Optimizing for Conversion Rate
Constantly refining your targeting. Develop an "every dollar counts" mindset - at $1M or $100M in budget, it doesn't matter. Flag inefficiencies and proposed solutions that can be deployed, in detail, prioritized, attach an approximate revenue number to it.
5. Structure and Governance
It's all about systems that prioritize agily:
Document SOPs
Create Standard Operating Procedures (SOPs) for every aspect of campaign management, including creative testing, bidding, budget thresholds, approval process. Every aspect. It needs to be crystal clear to every single one of the 200+ stakeholders that gets involved in the Planning Process to launch 100+ campaigns a year. Present it. Ask for feedback.
Yes, not every person in that 200 will agree with every elements, but you are looking for themes. Deploy. Test. Refine or refresh the SOPs regularly to ensure agility and ROI are not impacted, update your stakeholders, deploy changes. Consistently remind them of them to enable faster adoption, which can take 6 months for large Global Business.
Performance Reviews
Weekly, Monthly, Quarterly and Annual review of performance against Goals. WoW, MoM, YoY. In specific instances you might need daily standups. Standarize reporting. If you can't judge performance, ask for more visibility, but know what you are looking for so you don't waste resources (unless you are testing for capabilities development before establishing a structure).
Know your numbers so well that you develop an eye for numbers that identify inaccuracies or discrepancies. If the team doesn't have it, train it. Everyone needs to access and be able to report on source data. Not just a visualization tool. Same goes for prioritization - everyone needs to know how to protect their time to focus on exceeding targets.
Establishing Clear Goals
And in some areas you will need to provide guidance on how to execute these Goals. This is why you should always stay at least 20% hands-on. In some cases you will not have all the information by the start of the fiscal. Sometimes you won't even have a budget confirmed until later on. Develop the team to be able to do this on their own, regardless of level, and deploy interim Goals until they are set in stone.
Expect the Unexpected
So much of leading at this level has to do with adaptability. Always carving a % to time, budget... to surprises. But the pandemic was a completely unforeseen circumstance.
No Playbook, no template, no guidelines. And you can feel overwhelmed, or freeze... or own it. And lead through it. Here are some of the elements I ensured to cover to face any circumstance:
eNPS has always been important to me. It is now a top priority.
Integrating asynchronous work across every possible aspect of our operations, not just the typical for Global teams.
Scenario planning in everything we do. Contingency fund.
Be ready to postpone or cancel initiatives and how the funds will be diverted to high impact opportunities.

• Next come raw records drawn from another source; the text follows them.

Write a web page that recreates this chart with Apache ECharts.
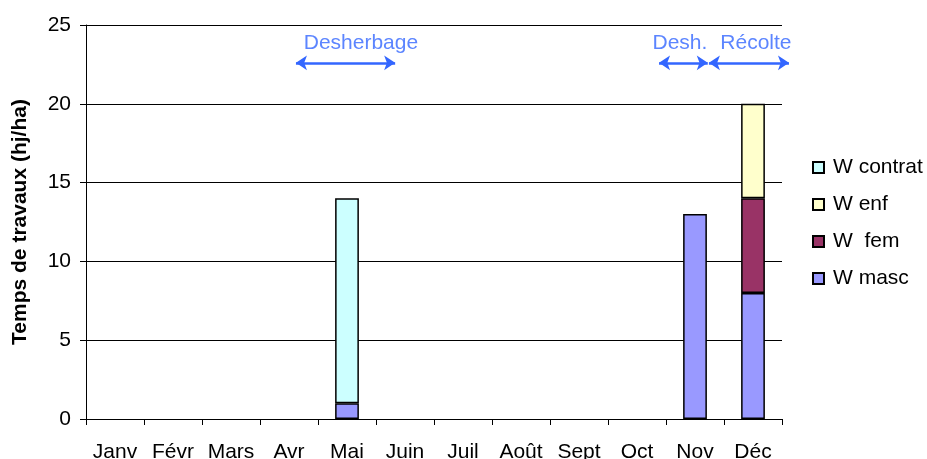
<!DOCTYPE html>
<html>
<head>
<meta charset="utf-8">
<script src="https://cdn.jsdelivr.net/npm/echarts@6/dist/echarts.min.js"></script>
<style>
  html, body { margin: 0; padding: 0; background: #fff; }
  #chart { width: 927px; height: 459px; }
</style>
</head>
<body>
<div id="chart"></div>
<script>
// mois (axe des x)
var months = ['Janv', 'Févr', 'Mars', 'Avr', 'Mai', 'Juin', 'Juil', 'Août', 'Sept', 'Oct', 'Nov', 'Déc'];
// temps de travaux par catégorie (hj/ha), null = rien
var wMasc    = [null, null, null, null, 1,  null, null, null, null, null, 13,   8];
var wFem     = [null, null, null, null, null, null, null, null, null, null, null, 6];
var wEnf     = [null, null, null, null, null, null, null, null, null, null, null, 6];
var wContrat = [null, null, null, null, 13, null, null, null, null, null, null, null];
var yTicks = [0, 5, 10, 15, 20, 25];

// annotations (en index de mois, 0 = Janv)
var arrowText  = ['Desherbage', 'Desh.', 'Récolte'];
var arrowFrom  = [3.12, 9.38, 10.24];
var arrowTo    = [4.83, 10.22, 11.62];
var textCenter = [4.24, 9.74, 11.05];
var arrowLevel = 22.6;
var textLevel  = 23.85;

var blue = '#3366FF';
var font = 'Liberation Sans';

var chart = echarts.init(document.getElementById('chart'));

function barSeries(name, data, color) {
  return {
    name: name,
    type: 'bar',
    stack: 'w',
    barWidth: '41%',
    data: data,
    itemStyle: { color: color, borderColor: '#000', borderWidth: 1.5 },
    animation: false
  };
}

var option = {
  backgroundColor: '#fff',
  textStyle: { fontFamily: font },
  grid: { left: 86, right: 145, top: 25, bottom: 40, outerBoundsMode: 'none' },
  legend: {
    orient: 'vertical',
    left: 812,
    top: 157,
    padding: 0,
    itemWidth: 11,
    itemHeight: 11,
    itemGap: 16,
    icon: 'rect',
    data: ['W contrat', 'W enf', 'W  fem', 'W masc'],
    textStyle: { fontFamily: font, fontSize: 21, color: '#000', padding: [0, 0, 0, 4] }
  },
  xAxis: [{
    type: 'category',
    data: months,
    axisLine: { lineStyle: { color: '#000', width: 1 } },
    axisTick: { show: true, length: 6, lineStyle: { color: '#000' } },
    axisLabel: { color: '#000', fontFamily: font, fontSize: 21, margin: 23, interval: 0 }
  }, {
    type: 'value',
    min: -0.5,
    max: 11.5,
    show: false
  }],
  yAxis: {
    type: 'value',
    min: yTicks[0],
    max: yTicks[yTicks.length - 1],
    interval: 5,
    name: 'Temps de travaux (hj/ha)',
    nameLocation: 'middle',
    nameGap: 55,
    nameTextStyle: { color: '#000', fontFamily: font, fontSize: 21, fontWeight: 'bold' },
    axisLine: { show: true, onZero: false, lineStyle: { color: '#000', width: 1 } },
    axisTick: { show: true, length: 6, lineStyle: { color: '#000' } },
    axisLabel: { color: '#000', fontFamily: font, fontSize: 21, margin: 15 },
    splitLine: { show: true, lineStyle: { color: '#000', width: 1 } }
  },
  series: [
    barSeries('W masc', wMasc, '#9999FF'),
    barSeries('W  fem', wFem, '#993366'),
    barSeries('W enf', wEnf, '#FFFFCC'),
    barSeries('W contrat', wContrat, '#CCFFFF'),
    {
      // flèches doubles des périodes de travaux
      type: 'lines',
      coordinateSystem: 'cartesian2d',
      xAxisIndex: 1,
      yAxisIndex: 0,
      clip: false,
      symbol: ['arrow', 'arrow'],
      symbolSize: 11,
      lineStyle: { color: blue, width: 2.5, opacity: 1 },
      data: arrowText.map(function (t, i) {
        return { coords: [[arrowFrom[i], arrowLevel], [arrowTo[i], arrowLevel]] };
      }),
      silent: true,
      animation: false
    },
    {
      // textes au-dessus des flèches
      type: 'scatter',
      xAxisIndex: 1,
      yAxisIndex: 0,
      clip: false,
      symbolSize: 0,
      data: arrowText.map(function (t, i) { return { name: t, value: [textCenter[i], textLevel] }; }),
      label: {
        show: true,
        position: 'inside',
        formatter: '{b}',
        color: blue,
        fontFamily: font,
        fontSize: 21
      },
      silent: true,
      animation: false
    }
  ]
};

chart.setOption(option);
window.addEventListener('resize', function () {
  chart.resize();
});
</script>
</body>
</html>
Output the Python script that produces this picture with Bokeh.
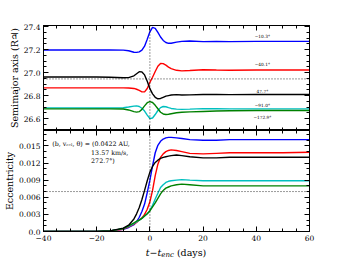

Clearly define what is "Essential" to meet potential constant moving targets.
Establish Succession Planning early on, account for no backfills in team R&R.
Final Thoughts
Successfully managing $100M in marketing budget requires a transition from simple campaign management to a rigorous, data-driven operational engine.
By implementing sophisticated attribution models, automating global reporting, and maintaining a 3% deviation threshold for forecasting, founders and executives can transform massive complexity into a high-precision growth machine.
Whether you are leading a lean startup or a global operation across 40+ countries, the principles remain the same: every dollar must be accounted for, every process must be documented through clear SOPs, and every strategy must be agile enough to adapt to the unexpected - like a global pandemic.
Ultimately, this level of scale is not just about spending more; it is about building the systems, governance, and organizational grit necessary to turn millions in investment into billions in sustainable revenue.